Thats what ime looking for Peribro we have the same van as you.
were did you get it. are you saying they are no good at all for cleaning bikes down.regards Tony


----------



## peribro (Sep 6, 2009)

Mine came from my Burstner dealer. The pressure is pretty much the same as you get from the internal shower so it will clean bikes down with the help of a brush or equivalent but not blast the dirt off.


----------



## Tony0851 (Apr 4, 2013)

Can I ask you one more question what is the switch for in the compartment is it for a pump. I mean were the bayonet connects to in that compartment. Thanks Tony


----------



## mentaliss (Oct 23, 2012)

Tony0851 said:


> Can anyone through some light on my problem.

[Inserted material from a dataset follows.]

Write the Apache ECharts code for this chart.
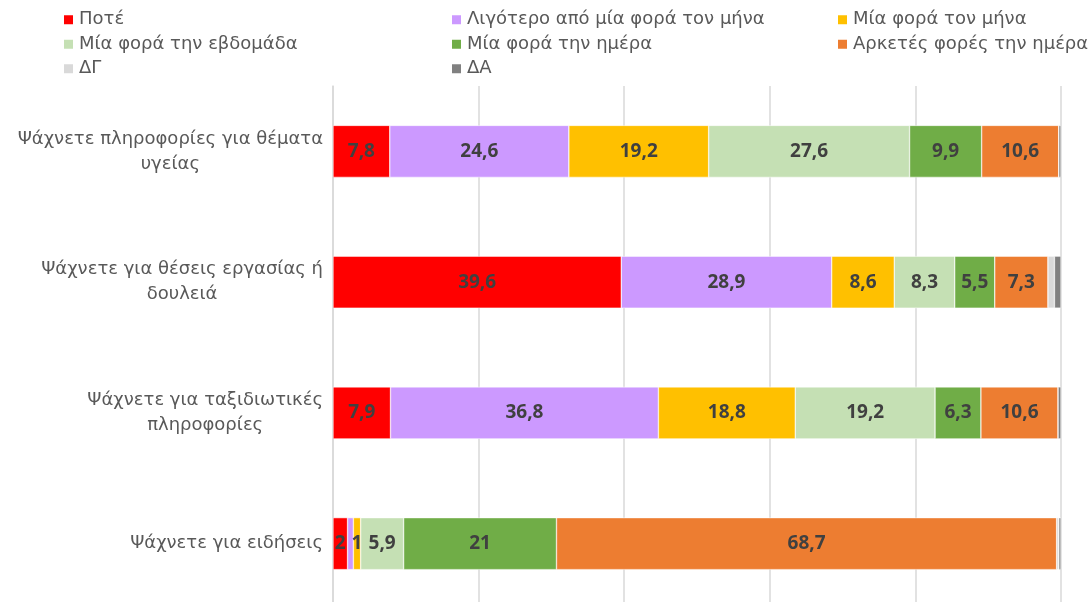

We have just swapped our van for a elegance and it as a outside shower attachment with a push fit bayonet type fitting. How to you get a hose to fit on the small bayonet fitting and have a shower head at the other end is there something Burstner sells ? We could make good use of it if we new the answer.. Regards Tony


 as its german Manufacture MH it will probably be a 'Reich' non return valve...Google it and you should find it 8)


----------



## peribro (Sep 6, 2009)

Tony0851 said:


> Can I ask you one more question what is the switch for in the compartment is it for a pump. I mean were the bayonet connects to in that compartment. Thanks Tony


Yes, it is for the pump.


----------



## makems (Jul 26, 2010)

Did you buy the van new? If so it should have come with the hose and shower head (ours did). 
If used have you asked the previous owner? May have been something he didn't use and might be lying around in his garage or shed. 
Failing that a dealer should be able to sort you out. The external shower on Rapidos has an identical hose attachment (and probably other makes too) so it doesn't have to be a Burstner dealer. 
We use ours regularly to fill the washing machine on laundry days. As stated above the pressure isn't great even with the pump switched on but it does the job (eventually).


----------